We illustrate the results of a suite of laboratory-scale experimental investigations of multi-phase (oil/ water/ gas) relative permeabilities. Two- and three-phase relative permeability data are obtained on a core of Portland limestone by way of a Steady-State (SS) technique. Our laboratory methodology allows improved relative permeability acquisition through a joint use of traditional flow-through investigations and direct X-Ray measurement of the core local saturation distribution. The latter renders detailed distributions of (section-averaged) fluid phases along the core, which can then be employed for the characterization of relative permeabilities. The three-phase Steady-State relative permeability experiments have been conducted by resorting to a dual energy X-Ray methodology.
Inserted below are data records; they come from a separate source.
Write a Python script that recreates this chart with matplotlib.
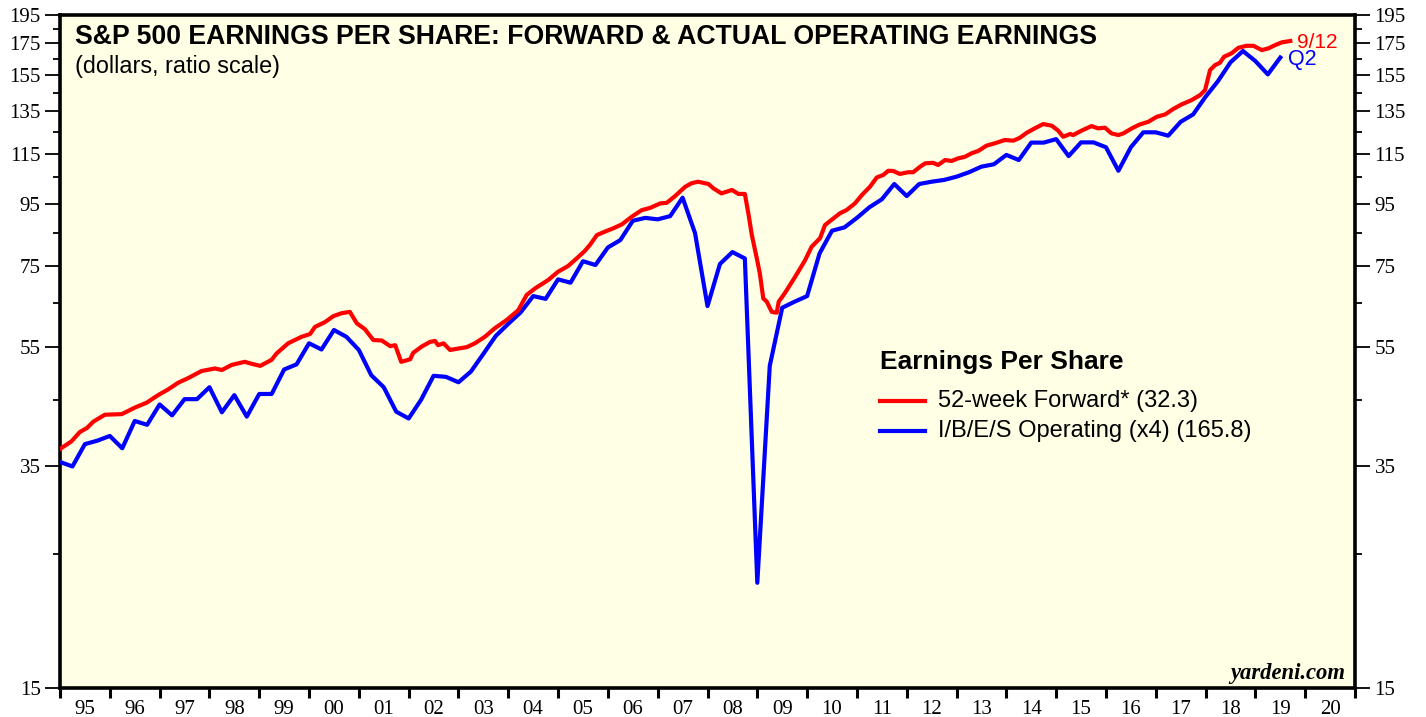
import numpy as np
import matplotlib
matplotlib.use("Agg")
import matplotlib.pyplot as plt
from matplotlib.ticker import FixedLocator, NullFormatter, FixedFormatter

# ---------------- data ----------------
# 52-week forward earnings (weekly series, sampled) : decimal year, dollars
fwd_dates = [1995.00, 1995.23, 1995.40, 1995.54, 1995.67, 1995.90, 1996.24, 1996.51, 1996.74, 1996.97,
             1997.17, 1997.37, 1997.58, 1997.84, 1998.11, 1998.25, 1998.45, 1998.71, 1998.85, 1999.02,
             1999.25, 1999.35, 1999.58, 1999.85, 2000.02, 2000.12, 2000.32, 2000.49, 2000.66, 2000.82,
             2000.96, 2001.12, 2001.29, 2001.46, 2001.63, 2001.73, 2001.85, 2002.03, 2002.09, 2002.26,
             2002.43, 2002.53, 2002.59, 2002.70, 2002.83, 2003.00, 2003.17, 2003.33, 2003.53, 2003.73,
             2003.97, 2004.20, 2004.37, 2004.54, 2004.80, 2005.00, 2005.20, 2005.41, 2005.54, 2005.64,
             2005.78, 2005.94, 2006.11, 2006.28, 2006.48, 2006.68, 2006.85, 2007.05, 2007.18, 2007.35,
             2007.55, 2007.68, 2007.81, 2008.02, 2008.12, 2008.28, 2008.49, 2008.62, 2008.75, 2008.82,
             2008.89, 2008.99, 2009.05, 2009.12, 2009.19, 2009.29, 2009.39, 2009.43, 2009.55, 2009.76,
             2009.96, 2010.09, 2010.26, 2010.36, 2010.49, 2010.66, 2010.79, 2010.96, 2011.10, 2011.26,
             2011.40, 2011.53, 2011.63, 2011.73, 2011.86, 2012.03, 2012.13, 2012.27, 2012.37, 2012.53,
             2012.63, 2012.77, 2012.90, 2013.03, 2013.17, 2013.30, 2013.44, 2013.60, 2013.77, 2013.97,
             2014.14, 2014.27, 2014.41, 2014.57, 2014.74, 2014.91, 2015.04, 2015.14, 2015.28, 2015.34,
             2015.51, 2015.71, 2015.84, 2015.98, 2016.11, 2016.25, 2016.35, 2016.52, 2016.68, 2016.85,
             2017.02, 2017.19, 2017.35, 2017.52, 2017.72, 2017.89, 2017.99, 2018.09, 2018.19, 2018.29,
             2018.37, 2018.52, 2018.66, 2018.82, 2018.96, 2019.13, 2019.26, 2019.40, 2019.53, 2019.70]
fwd_values = [37.3, 38.4, 39.8, 40.4, 41.4, 42.5, 42.6, 43.7, 44.5, 45.8,
              46.8, 48.0, 48.9, 50.2, 50.7, 50.4, 51.4, 52.0, 51.6, 51.2,
              52.4, 53.7, 55.8, 57.2, 57.8, 59.4, 60.5, 61.9, 62.6, 62.9,
              60.2, 58.9, 56.5, 56.4, 55.2, 55.4, 52.0, 52.5, 53.8, 55.1,
              56.1, 56.3, 55.4, 55.8, 54.4, 54.7, 55.0, 55.8, 57.2, 59.1,
              61.0, 63.3, 67.1, 68.8, 71.0, 73.3, 74.9, 77.6, 79.4, 81.2,
              84.3, 85.4, 86.5, 87.8, 90.4, 92.7, 93.5, 95.1, 95.3, 97.8,
              101.3, 102.7, 103.3, 102.4, 100.7, 98.8, 100.1, 98.6, 98.6, 91.6,
              84.3, 77.1, 72.9, 66.2, 65.4, 62.9, 62.7, 65.4, 67.5, 71.9,
              76.6, 80.6, 83.3, 87.6, 89.3, 91.6, 92.7, 95.1, 98.2, 101.3,
              105.0, 106.0, 107.7, 107.6, 106.4, 107.1, 107.1, 109.4, 110.8, 111.0,
              110.1, 112.2, 111.8, 112.9, 113.6, 115.1, 116.2, 118.5, 119.6, 121.1,
              120.8, 122.1, 124.5, 126.6, 128.7, 127.9, 125.5, 122.6, 123.9, 123.4,
              125.5, 127.7, 126.6, 126.9, 124.2, 123.4, 124.2, 126.6, 128.5, 129.8,
              132.3, 133.5, 136.3, 138.7, 141.0, 143.7, 146.5, 158.1, 161.1, 162.6,
              166.3, 168.5, 172.1, 173.4, 173.4, 170.6, 171.7, 173.9, 175.7, 176.6]

# I/B/E/S operating earnings (x4), quarterly, Q4 1994 .. Q2 2019 (plotted at quarter end)
ibes_values = [35.5, 34.9, 38.0, 38.5, 39.2, 37.4, 41.5, 40.9, 44.2, 42.4,
               45.1, 45.1, 47.2, 42.9, 45.8, 42.2, 46.0, 46.0, 50.5, 51.5,
               55.8, 54.5, 58.7, 57.2, 54.4, 49.4, 47.2, 43.0, 41.9, 45.0,
               49.3, 49.1, 48.1, 50.1, 53.6, 57.4, 60.1, 62.8, 66.8, 66.1,
               71.2, 70.3, 76.3, 75.2, 80.4, 82.7, 89.0, 90.0, 89.5, 90.6,
               97.2, 84.9, 64.3, 75.5, 79.0, 77.1, 22.4, 51.2, 63.9, 65.4,
               66.8, 78.6, 85.7, 86.8, 90.0, 93.7, 96.6, 102.4, 97.8, 102.4,
               103.3, 104.0, 105.3, 107.1, 109.4, 110.4, 114.4, 112.2, 119.9, 119.9,
               121.5, 113.9, 120.0, 120.0, 117.8, 107.7, 117.8, 124.7, 124.7, 123.1,
               129.8, 133.5, 142.8, 151.6, 162.8, 170.0, 163.6, 155.5, 165.8]
ibes_dates = [1995.0 + 0.25 * i for i in range(len(ibes_values))]

years = list(range(1995, 2022))
year_labels = ["95", "96", "97", "98", "99", "00", "01", "02", "03", "04", "05", "06", "07",
               "08", "09", "10", "11", "12", "13", "14", "15", "16", "17", "18", "19", "20"]
y_major = [15, 35, 55, 75, 95, 115, 135, 155, 175, 195]
y_minor = [25, 45, 65, 85, 105, 125, 145, 165, 185]

# ---------------- figure ----------------
W, H = 1426, 717
fig = plt.figure(figsize=(W / 100, H / 100), dpi=100)
ax = fig.add_axes([60 / W, 1 - 688 / H, (1355 - 60) / W, (688 - 15) / H])
ax.set_facecolor("#FFFFE6")

ax.plot(ibes_dates, ibes_values, color="#0000FF", lw=3.0, zorder=3)
ax.plot(fwd_dates, fwd_values, color="#FF0000", lw=3.0, zorder=4)

ax.set_yscale("log")
ax.set_ylim(15, 195)
ax.set_xlim(1995, 2021)

ax.yaxis.set_major_locator(FixedLocator(y_major))
ax.yaxis.set_major_formatter(FixedFormatter([str(v) for v in y_major]))
ax.yaxis.set_minor_locator(FixedLocator(y_minor))
ax.yaxis.set_minor_formatter(NullFormatter())

ax.xaxis.set_major_locator(FixedLocator(years))
ax.xaxis.set_major_formatter(NullFormatter())
ax.xaxis.set_minor_locator(FixedLocator([y + 0.5 for y in years[:-1]]))
ax.xaxis.set_minor_formatter(FixedFormatter(year_labels))

serif = ["Liberation Serif", "DejaVu Serif"]
sans = ["Liberation Sans", "DejaVu Sans"]

ax.tick_params(axis="y", which="major", direction="out", length=11, width=1.3,
               left=True, right=True, labelleft=True, labelright=True, labelsize=15, pad=3)
ax.tick_params(axis="y", which="minor", direction="out", length=5, width=1.3, left=True, right=True)
ax.tick_params(axis="x", which="major", direction="out", length=7, width=2.2, bottom=True)
ax.tick_params(axis="x", which="minor", length=0, labelsize=15, pad=9)
for lab in ax.xaxis.get_minorticklabels() + ax.yaxis.get_majorticklabels():
    lab.set_family(serif)
for t in ax.yaxis.get_major_ticks():
    t.label2.set_family(serif)

for s in ax.spines.values():
    s.set_linewidth(2.6)
    s.set_color("black")

# titles
fig.text(75 / W, 1 - 37 / H, "S&P 500 EARNINGS PER SHARE: FORWARD & ACTUAL OPERATING EARNINGS",
         family=sans, fontweight="bold", fontsize=19.2, va="center", ha="left")
fig.text(75 / W, 1 - 66 / H, "(dollars, ratio scale)", family=sans, fontsize=16.8, va="center", ha="left")

# legend
fig.text(880 / W, 1 - 362 / H, "Earnings Per Share", family=sans, fontweight="bold",
         fontsize=19, va="center", ha="left")
leg_items = [("#FF0000", "52-week Forward* (32.3)", 401), ("#0000FF", "I/B/E/S Operating (x4) (165.8)", 431)]
for col, txt, yy in leg_items:
    fig.add_artist(plt.Line2D([880 / W, 925 / W], [1 - yy / H, 1 - yy / H], color=col, lw=3.0))
    fig.text(938 / W, 1 - yy / H, txt, family=sans, fontsize=17, va="center", ha="left")

# end labels
fig.text(1297 / W, 1 - 42 / H, "9/12", family=sans, fontsize=15, color="#FF0000", va="center", ha="left")
fig.text(1288 / W, 1 - 60 / H, "Q2", family=sans, fontsize=15.5, color="#0000FF", va="center", ha="left")

fig.text(1345 / W, 1 - 673 / H, "yardeni.com", family=serif, fontweight="bold", style="italic",
         fontsize=16.3, va="center", ha="right")

fig.savefig("out.png", dpi=100, facecolor="white")
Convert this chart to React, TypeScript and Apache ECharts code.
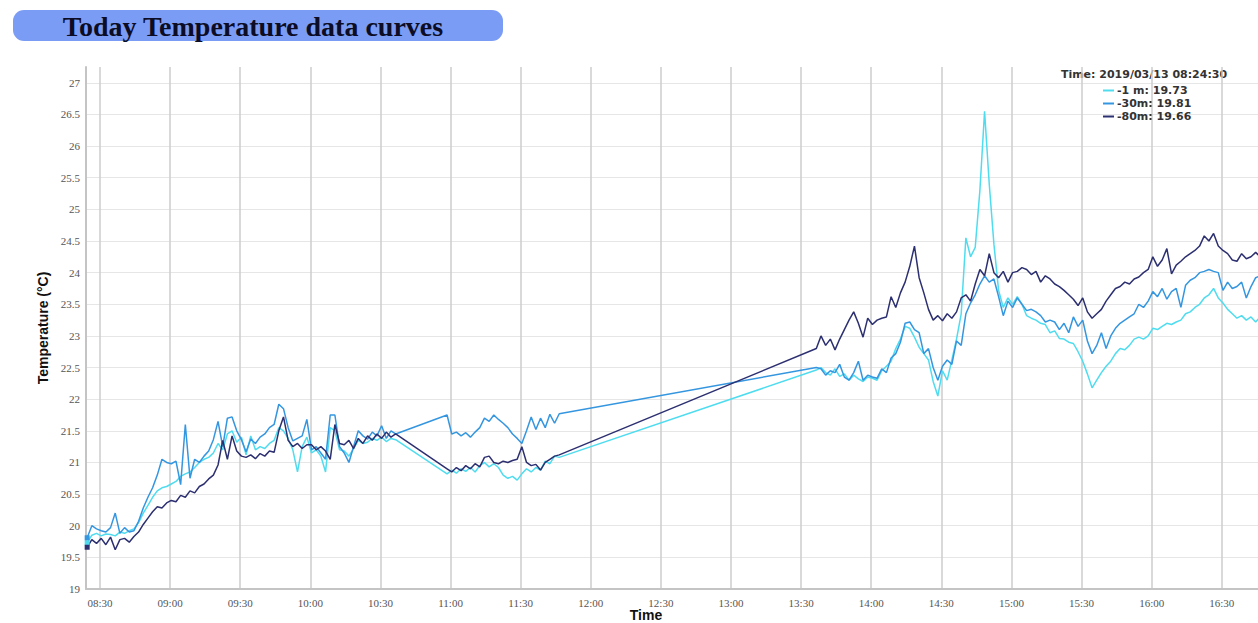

The experimental setup also includes a closed loop burette system to validate and support saturation measurements/estimates. The three-phase experiments are performed by following an IDI (Increasing-Decreasing - Increasing) saturation path. The study demonstrates the capability of the methodology to obtain reliable two- and three-phase data for model calibration and simulation.


A variety of enhanced oil recovery (EOR) processes involve simultaneous flow of two or three immiscible fluids (i.e., water, oil, and gas) in reservoirs. Proper quantification of multi-phase flow processes has considerable economic and scientific importance in management and development of oil- and gas-bearing geologic formations. Multi-phase flow of oil, water and gas in porous media is chiefly described at the continuum scale upon relying on relative permeability curves. The latter are mainly derived at the laboratory scale and express the relationship between relative permeability of a given fluid phase and phase saturation.